Cuando pensamos en motores de ocho cilindros en línea, pensamos casi inevitablemente en coches anteriores a la Segunda Guerra Mundial. Pensamos en marcas como Studebaker o Packard, pensamos en coches de competición como los Mercedes W125 o aquellos coches diseñados para batir récords de velocidad sobre tierra. Desde luego, no pensamos en coches convencionales de los años noventa. Pero en un universo paralelo, Ford habría rescatado estos motores, construidos de forma completamente modular, y los habría usado en coches de tracción delantera. Tal y como lo oyes.
Antes de entrar en harina, un poco de historia. Los motores de ocho cilindros en línea nacieron en el mundo aeronáutico, durante la Primera Guerra Mundial, y no fue hasta los años veinte cuando aterrizaron en el mundo del automóvil, en parte a causa de la experiencia desarrollada por los fabricantes durante el conflicto. Eran motores complejos y de carísima producción, por ello, fueron empleados principalmente en coches de lujo.
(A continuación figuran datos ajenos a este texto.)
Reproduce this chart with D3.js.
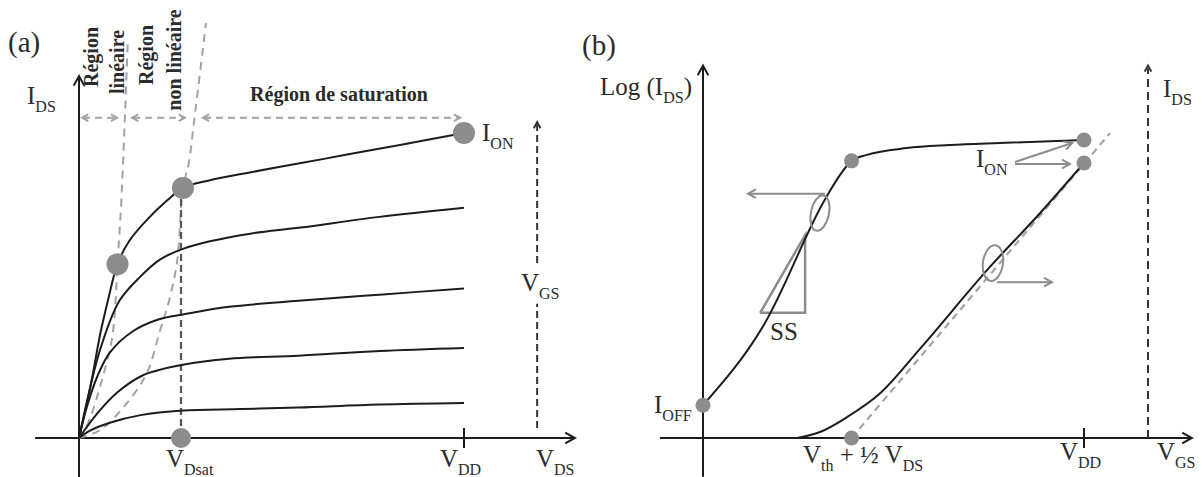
<!DOCTYPE html>
<html><head><meta charset="utf-8">
<script src="https://cdn.jsdelivr.net/npm/d3@7"></script>
<style>body{margin:0;background:#fff} svg{display:block} svg text{font-family:"Liberation Serif","Times New Roman",serif}</style>
</head><body>
<svg id="c" width="1202" height="477"></svg>
<script>
// ---------- Panel (a) data : V_DS (V_DD = 1) vs I_DS (I_ON = 1) ----------
const outputCurve1 = [[0,0],[0.03,0.17],[0.055,0.34],[0.075,0.45],[0.10,0.57],[0.13,0.645],[0.18,0.72],[0.23,0.78],[0.27,0.82],[0.34,0.845],[0.44,0.87],[0.57,0.90],[0.70,0.93],[0.83,0.96],[1.0,1.0]];
const outputCurve2 = [[0,0],[0.055,0.29],[0.105,0.45],[0.16,0.53],[0.21,0.585],[0.27,0.62],[0.34,0.645],[0.445,0.67],[0.575,0.69],[0.78,0.725],[1.0,0.755]];
const outputCurve3 = [[0,0],[0.02,0.10],[0.047,0.20],[0.08,0.28],[0.14,0.35],[0.21,0.39],[0.27,0.405],[0.39,0.43],[0.57,0.45],[0.78,0.47],[1.0,0.49]];
const outputCurve4 = [[0,0],[0.047,0.08],[0.10,0.15],[0.165,0.205],[0.27,0.24],[0.39,0.26],[0.57,0.27],[0.78,0.285],[1.0,0.295]];
const outputCurve5 = [[0,0],[0.03,0.025],[0.08,0.05],[0.16,0.075],[0.27,0.09],[0.42,0.095],[0.57,0.10],[0.78,0.11],[1.0,0.115]];
const outputCurves = [outputCurve1, outputCurve2, outputCurve3, outputCurve4, outputCurve5];
const linearBoundary = [[0,0],[0.01,0.015],[0.03,0.07],[0.055,0.17],[0.085,0.32],[0.095,0.45],[0.10,0.57],[0.11,0.78],[0.127,1.31]];
const satBoundary = [[0,0],[0.055,0.026],[0.115,0.10],[0.175,0.21],[0.21,0.35],[0.236,0.46],[0.255,0.58],[0.27,0.82],[0.285,0.90],[0.30,1.05],[0.33,1.36]];
const dotsA = [[0.10,0.57],[0.27,0.82],[1.0,1.0],[0.265,0]];
const vDsat = 0.265, vDD = 1.0, vGSarrowA = 1.19;
const regionArrowLevel = 1.05;
const regionSpans = [[0.008,0.099],[0.138,0.275],[0.322,0.99]];
const regionLabels = [["Région"],["linéaire"],["Région"],["non linéaire"]];
const satLabel = "Région de saturation";
const labelsA = ["I_{DS}","I_{ON}","V_{GS}","V_{Dsat}","V_{DD}","V_{DS}"];

// ---------- Panel (b) data : V_GS (V_DD = 1) vs current (arb.) ----------
const logCurve = [[0,0.11],[0.16,0.38],[0.32,0.80],[0.354,0.872],[0.39,0.93],[0.43,0.95],[0.535,0.973],[0.648,0.983],[0.78,0.99],[1.0,1.0]];
const linCurve = [[0.247,0],[0.307,0.02],[0.378,0.07],[0.465,0.15],[0.57,0.30],[0.753,0.574],[0.885,0.755],[1.0,0.923]];
const tangentLine = [[0.39,0],[1.068,1.023]];
const dotsB = [[0,0.11],[0.39,0.93],[1.0,1.0],[1.0,0.923],[0.39,0]];
const ssTriangle = [[0.15,0.42],[0.268,0.42],[0.268,0.681]];
const labelsB = ["Log (I_{DS})","I_{DS}","I_{ON}","I_{OFF}","SS","V_{th} + ½ V_{DS}","V_{DD}","V_{GS}"];

// ---------- scales ----------
const xA = d3.scaleLinear().domain([0,1]).range([79,464]);
const yA = d3.scaleLinear().domain([0,1]).range([438,133]);
const xB = d3.scaleLinear().domain([0,1]).range([703,1084]);
const yB = d3.scaleLinear().domain([0,1]).range([438,140]);

const svg = d3.select("#c");
const FONT = "Liberation Serif";
const BLACK = "#1c1c1c", GRAY = "#8c8c8c", LGRAY = "#a3a3a3", TXT = "#2b2b2b";

function chevron(x, y, angle, size, color, w) {
  const a1 = angle + Math.PI - 0.5, a2 = angle + Math.PI + 0.5;
  svg.append("path")
    .attr("d", `M${x+size*Math.cos(a1)},${y+size*Math.sin(a1)}L${x},${y}L${x+size*Math.cos(a2)},${y+size*Math.sin(a2)}`)
    .attr("fill","none").attr("stroke",color).attr("stroke-width",w||2).attr("stroke-linejoin","miter");
}
function seg(x1,y1,x2,y2,color,w,dash){
  const l = svg.append("line").attr("x1",x1).attr("y1",y1).attr("x2",x2).attr("y2",y2)
    .attr("stroke",color).attr("stroke-width",w);
  if (dash) l.attr("stroke-dasharray",dash);
  return l;
}
function rich(x, y, str, size, opts) {
  opts = opts || {};
  const t = svg.append("text").attr("x",x).attr("y",y).attr("font-size",size)
    .style("font-family",FONT).attr("fill",opts.fill||TXT);
  if (opts.anchor) t.attr("text-anchor",opts.anchor);
  const parts = str.split(/(_\{[^}]*\})/).filter(s=>s.length);
  let shifted = false; const ds = size*0.3;
  parts.forEach(p=>{
    if (p.startsWith("_{")) {
      const ts = t.append("tspan").text(p.slice(2,-1)).attr("font-size",size*0.64);
      if (!shifted) { ts.attr("dy",ds); shifted = true; }
    } else {
      const ts = t.append("tspan").text(p);
      if (shifted) { ts.attr("dy",-ds); shifted = false; }
    }
  });
  return t;
}

// ================= Panel (a) =================
seg(xA(-0.114), yA(0), xA(1.285), yA(0), BLACK, 2);
chevron(xA(1.288), yA(0), 0, 11, BLACK, 2);
seg(xA(0), yA(-0.13), xA(0), yA(1.184), BLACK, 2);
chevron(xA(0), yA(1.187), -Math.PI/2, 11, BLACK, 2);
seg(xA(vDD), yA(0)-10, xA(vDD), yA(0)+10, BLACK, 2);

const lineA = d3.line().x(d=>xA(d[0])).y(d=>yA(d[1])).curve(d3.curveCatmullRom.alpha(0.5));
svg.append("path").attr("d", lineA(linearBoundary))
  .attr("fill","none").attr("stroke",LGRAY).attr("stroke-width",2).attr("stroke-dasharray","8,6");
svg.append("path").attr("d", lineA(satBoundary))
  .attr("fill","none").attr("stroke",LGRAY).attr("stroke-width",2).attr("stroke-dasharray","8,6");

seg(xA(vDsat), yA(dotsA[1][1]), xA(vDsat), yA(0), "#555", 2.2, "7,4");

outputCurves.forEach(c=>{
  svg.append("path").attr("d", lineA(c))
    .attr("fill","none").attr("stroke",BLACK).attr("stroke-width",2);
});

regionSpans.forEach(s=>{
  const y = yA(regionArrowLevel);
  seg(xA(s[0])+1, y, xA(s[1])-1, y, LGRAY, 2, "7,5");
  chevron(xA(s[0]), y, Math.PI, 7, LGRAY, 2);
  chevron(xA(s[1]), y, 0, 7, LGRAY, 2);
});

{
  const x = xA(vGSarrowA);
  seg(x, yA(0)-10, x, yA(0.44), "#333", 2, "7,4");
  seg(x, yA(0.574), x, yA(1.03), "#333", 2, "7,4");
  chevron(x, yA(1.036), -Math.PI/2, 7, "#333", 2);
}

dotsA.forEach((d,i)=>{
  svg.append("circle").attr("cx",xA(d[0])).attr("cy",yA(d[1])).attr("r", i===3?10:11).attr("fill",GRAY);
});

const rotPos = [[98,57],[124,62],[153,55],[181,60]];
regionLabels.forEach((l,i)=>{
  svg.append("text").attr("transform",`translate(${rotPos[i][0]},${rotPos[i][1]}) rotate(-90)`)
    .attr("text-anchor","middle").style("font-family",FONT).attr("font-weight","bold")
    .attr("font-size",20).attr("fill",TXT).text(l[0]);
});
svg.append("text").attr("x",339).attr("y",101).attr("text-anchor","middle").style("font-family",FONT)
  .attr("font-weight","bold").attr("font-size",20).attr("fill",TXT).text(satLabel);

rich(8, 52, "(a)", 29);
rich(27, 104, labelsA[0], 25);
rich(482, 141, labelsA[1], 25);
rich(521, 291, labelsA[2], 25);
rich(166, 467, labelsA[3], 25);
rich(440, 467, labelsA[4], 25);
rich(536, 467, labelsA[5], 25);

// ================= Panel (b) =================
seg(xB(-0.113), yB(0), xB(1.28), yB(0), BLACK, 2);
chevron(xB(1.283), yB(0), 0, 11, BLACK, 2);
seg(xB(0), yB(-0.13), xB(0), yB(1.247), BLACK, 2);
chevron(xB(0), yB(1.25), -Math.PI/2, 11, BLACK, 2);
seg(xB(vDD), yB(0)-10, xB(vDD), yB(0)+10, BLACK, 2);

seg(xB(1.168), yB(0), xB(1.168), yB(1.24), "#333", 2, "8,5");
chevron(xB(1.168), yB(1.25), -Math.PI/2, 7, "#333", 2);

svg.append("path").attr("d", d3.line().x(d=>xB(d[0])).y(d=>yB(d[1]))(tangentLine))
  .attr("fill","none").attr("stroke",LGRAY).attr("stroke-width",2.2).attr("stroke-dasharray","7,5");

svg.append("path").attr("d", d3.line().x(d=>xB(d[0])).y(d=>yB(d[1]))([...ssTriangle, ssTriangle[0]]))
  .attr("fill","none").attr("stroke",GRAY).attr("stroke-width",2.5);

const lineB = d3.line().x(d=>xB(d[0])).y(d=>yB(d[1])).curve(d3.curveMonotoneX);
svg.append("path").attr("d", lineB(logCurve)).attr("fill","none").attr("stroke",BLACK).attr("stroke-width",2);
svg.append("path").attr("d", lineB(linCurve)).attr("fill","none").attr("stroke",BLACK).attr("stroke-width",2);

svg.append("ellipse").attr("cx",xB(0.307)).attr("cy",yB(0.755)).attr("rx",9).attr("ry",18)
  .attr("transform",`rotate(12 ${xB(0.307)} ${yB(0.755)})`).attr("fill","none").attr("stroke",GRAY).attr("stroke-width",2);
seg(xB(0.32), yB(0.82), xB(0.12), yB(0.82), GRAY, 2);
chevron(xB(0.118), yB(0.82), Math.PI, 9, GRAY, 2);
svg.append("ellipse").attr("cx",xB(0.761)).attr("cy",yB(0.587)).attr("rx",10).attr("ry",18)
  .attr("transform",`rotate(8 ${xB(0.761)} ${yB(0.587)})`).attr("fill","none").attr("stroke",GRAY).attr("stroke-width",2);
seg(xB(0.772), yB(0.523), xB(0.914), yB(0.523), GRAY, 2);
chevron(xB(0.916), yB(0.523), 0, 9, GRAY, 2);

{
  const x0 = xB(0.819), y0 = yB(0.923);
  const t1 = [xB(0.969), yB(0.99)], t2 = [xB(0.963), yB(0.923)];
  seg(x0, y0-1, t1[0], t1[1], GRAY, 2);
  chevron(t1[0], t1[1], Math.atan2(t1[1]-y0, t1[0]-x0), 9, GRAY, 2);
  seg(x0, y0+1, t2[0], t2[1]+1, GRAY, 2);
  chevron(t2[0], t2[1]+1, 0, 9, GRAY, 2);
}

dotsB.forEach(d=>{
  svg.append("circle").attr("cx",xB(d[0])).attr("cy",yB(d[1])).attr("r",7.5).attr("fill",GRAY);
});

rich(582, 55, "(b)", 29);
rich(600, 95, labelsB[0], 25);
rich(1163, 97, labelsB[1], 25);
rich(976, 167, labelsB[2], 25);
rich(654, 413, labelsB[3], 25);
rich(770, 340, labelsB[4], 25);
rich(803, 463, labelsB[5], 25);
rich(1060, 460, labelsB[6], 25);
rich(1157, 460, labelsB[7], 25);
</script>
</body></html>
Entre sus ventajas, un funcionamiento extremadamente suave y equilibrado, y un gran par motor a un régimen de giro bajo.
En coches de preguerra, los ocho en línea eran señal de prestigio y lujo.
Un motor de ocho cilindros en línea es un motor muy largo, algo que obligaba a los productores de coches a instalar larguísimos capós. El equilibrado de su cigüeñal y sus árboles de levas era vital para un buen funcionamiento del mismo. Tras el conflicto, la disponibilidad de gasolinas de mayor octanaje sacó a relucir algunas debilidades de estos motores en cuanto a fiabilidad con altas relaciones de compresión. Pero no fue esa la causa de su «muerte», fue el imparable ascenso de los V8, mucho más compactos, mucho más sencillos y sobre todo, mucho más baratos de producir.